-------- Given records --------

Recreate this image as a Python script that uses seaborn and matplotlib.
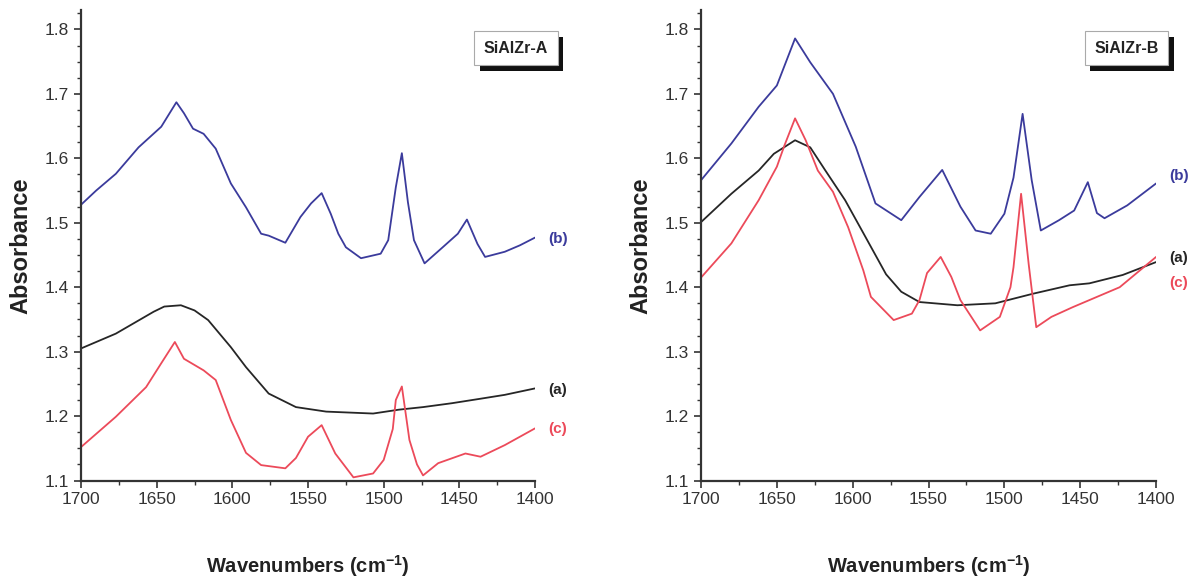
import numpy as np
import pandas as pd
import matplotlib
matplotlib.use("Agg")
import matplotlib.pyplot as plt
import matplotlib.transforms as mtransforms
import matplotlib.patheffects as pe
from matplotlib.ticker import MultipleLocator
import seaborn as sns

# ---------------- data ----------------
# Panel A : SiAlZr-A
a_wn_b = [1700, 1690, 1677, 1662, 1647, 1642, 1637, 1632, 1626, 1619, 1611, 1601, 1591, 1581, 1576,
          1565, 1555, 1548, 1541, 1535, 1530, 1525, 1515, 1502, 1497, 1492, 1488, 1484, 1480, 1473,
          1461, 1451, 1445, 1438, 1433, 1420, 1410, 1400]
a_ab_b = [1.528, 1.550, 1.576, 1.617, 1.649, 1.668, 1.687, 1.670, 1.646, 1.638, 1.615, 1.561, 1.524, 1.483, 1.480,
          1.469, 1.509, 1.530, 1.546, 1.514, 1.483, 1.462, 1.445, 1.452, 1.473, 1.555, 1.608, 1.532, 1.473, 1.437,
          1.462, 1.483, 1.505, 1.467, 1.447, 1.455, 1.465, 1.477]

a_wn_a = [1700, 1677, 1652, 1645, 1634, 1625, 1616, 1601, 1591, 1576, 1558, 1538, 1507, 1490, 1474,
          1455, 1436, 1420, 1400]
a_ab_a = [1.305, 1.328, 1.362, 1.370, 1.372, 1.364, 1.349, 1.307, 1.276, 1.235, 1.214, 1.207, 1.204, 1.210, 1.214,
          1.220, 1.227, 1.233, 1.243]

a_wn_c = [1700, 1677, 1657, 1647, 1638, 1632, 1619, 1611, 1601, 1591, 1581, 1565, 1558, 1550, 1541,
          1532, 1520, 1507, 1500, 1494, 1492, 1488, 1483, 1478, 1474, 1464, 1446, 1436, 1420, 1400]
a_ab_c = [1.152, 1.199, 1.245, 1.282, 1.315, 1.289, 1.271, 1.256, 1.194, 1.143, 1.124, 1.119, 1.135, 1.168, 1.186,
          1.142, 1.105, 1.111, 1.132, 1.180, 1.225, 1.246, 1.163, 1.125, 1.108, 1.127, 1.142, 1.137, 1.155, 1.181]

# Panel B : SiAlZr-B
b_wn_b = [1700, 1680, 1662, 1650, 1638, 1628, 1613, 1598, 1585, 1568, 1556, 1541, 1529, 1519, 1509,
          1500, 1494, 1488, 1482, 1476, 1464, 1454, 1445, 1439, 1434, 1419, 1400]
b_ab_b = [1.566, 1.623, 1.680, 1.713, 1.786, 1.749, 1.700, 1.618, 1.530, 1.504, 1.540, 1.582, 1.525, 1.488, 1.483,
          1.514, 1.570, 1.669, 1.566, 1.488, 1.504, 1.519, 1.563, 1.515, 1.507, 1.527, 1.561]

b_wn_a = [1700, 1680, 1662, 1652, 1638, 1628, 1618, 1605, 1593, 1578, 1568, 1556, 1531, 1506, 1481,
          1457, 1444, 1422, 1400]
b_ab_a = [1.501, 1.545, 1.581, 1.607, 1.628, 1.617, 1.581, 1.535, 1.484, 1.420, 1.393, 1.377, 1.372, 1.375, 1.390,
          1.403, 1.406, 1.419, 1.439]

b_wn_c = [1700, 1680, 1662, 1650, 1645, 1638, 1631, 1623, 1613, 1603, 1593, 1588, 1573, 1561, 1556,
          1551, 1542, 1535, 1529, 1516, 1503, 1496, 1494, 1489, 1484, 1479, 1469, 1455, 1424, 1400]
b_ab_c = [1.415, 1.468, 1.535, 1.587, 1.620, 1.662, 1.628, 1.581, 1.548, 1.493, 1.426, 1.385, 1.349, 1.359, 1.380,
          1.422, 1.447, 1.416, 1.380, 1.333, 1.354, 1.400, 1.431, 1.545, 1.436, 1.338, 1.354, 1.369, 1.400, 1.447]

panel_titles = ["SiAlZr-A", "SiAlZr-B"]
x_ticks = [1700, 1650, 1600, 1550, 1500, 1450, 1400]
y_ticks = [1.1, 1.2, 1.3, 1.4, 1.5, 1.6, 1.7, 1.8]
curve_labels = ["(a)", "(b)", "(c)"]

# ---------------- style ----------------
sns.set_style("ticks")
plt.rcParams['font.family'] = ['Liberation Sans', 'DejaVu Sans']

BLUE = "#3b3b9c"
BLACK = "#262626"
RED = "#ec4a5a"

fig = plt.figure(figsize=(11.9, 5.79), dpi=100)
axA = fig.add_axes([0.0681, 0.170, 0.3815, 0.8126])
axB = fig.add_axes([0.5891, 0.170, 0.3824, 0.8126])

panels = [
    (axA, (a_wn_a, a_ab_a), (a_wn_b, a_ab_b), (a_wn_c, a_ab_c)),
    (axB, (b_wn_a, b_ab_a), (b_wn_b, b_ab_b), (b_wn_c, b_ab_c)),
]

label_pos = {
    0: {"(b)": 1.475, "(a)": 1.240, "(c)": 1.180},
    1: {"(b)": 1.572, "(a)": 1.446, "(c)": 1.406},
}
box_x = [0.958, 0.935]

for i, (ax, ca, cb, cc) in enumerate(panels):
    for (wn, ab), col in ((cb, BLUE), (ca, BLACK), (cc, RED)):
        df = pd.DataFrame({"wn": wn, "ab": ab})
        sns.lineplot(data=df, x="wn", y="ab", ax=ax, color=col, linewidth=1.3, sort=False)
    ax.set_xlim(1700, 1400)
    ax.set_ylim(1.1, 1.83)
    ax.set_xticks(x_ticks)
    ax.set_yticks(y_ticks)
    ax.xaxis.set_minor_locator(MultipleLocator(25))
    ax.yaxis.set_minor_locator(MultipleLocator(0.025))
    ax.tick_params(axis='both', which='major', direction='out', length=5, width=1.2,
                   labelsize=12.5, colors='#333333', labelcolor='#333333')
    ax.tick_params(axis='both', which='minor', direction='out', length=3, width=1.0, colors='#333333')
    for s in ["top", "right"]:
        ax.spines[s].set_visible(False)
    for s in ["left", "bottom"]:
        ax.spines[s].set_linewidth(1.6)
        ax.spines[s].set_color('#333333')
    ax.set_xlabel("Wavenumbers (cm$^{\\mathregular{-1}}$)", fontsize=14.5, fontweight='bold',
                  labelpad=33, color='#222222')
    ax.set_ylabel("Absorbance", fontsize=17, fontweight='bold', labelpad=9, color='#222222')

    # curve labels outside the axes on the right
    colors = {"(a)": BLACK, "(b)": BLUE, "(c)": RED}
    trans = mtransforms.blended_transform_factory(ax.transAxes, ax.transData)
    for lab in curve_labels:
        ax.text(1.05, label_pos[i][lab], lab, transform=trans, ha='center', va='center',
                fontsize=11, fontweight='bold', color=colors[lab], clip_on=False)

    # title box with drop shadow
    t = ax.text(box_x[i], 0.919, panel_titles[i], transform=ax.transAxes, ha='center', va='center',
                fontsize=11.5, fontweight='bold', color='#222222', clip_on=False,
                bbox=dict(boxstyle='square,pad=0.6', facecolor='white', edgecolor='#aaaaaa', linewidth=0.8))
    t.get_bbox_patch().set_path_effects([
        pe.SimplePatchShadow(offset=(4, -4), shadow_rgbFace='#111111', alpha=1.0),
        pe.Normal()])

fig.savefig("out.png", dpi=100)
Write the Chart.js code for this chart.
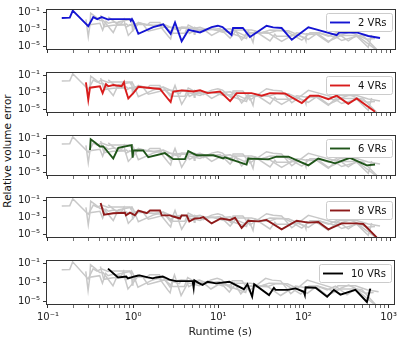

--------

*Set exercise*.
Without the pictures, write out the lines from the beginning of the entries through the line with "import seaborn as sns".

*The answer*.
Recreate this image as a Python script that uses seaborn and matplotlib.
import numpy as np
import pandas as pd
import matplotlib
matplotlib.use("Agg")
import matplotlib.pyplot as plt
import matplotlib.transforms as mtransforms
import matplotlib.patheffects as pe
from matplotlib.ticker import MultipleLocator
import seaborn as sns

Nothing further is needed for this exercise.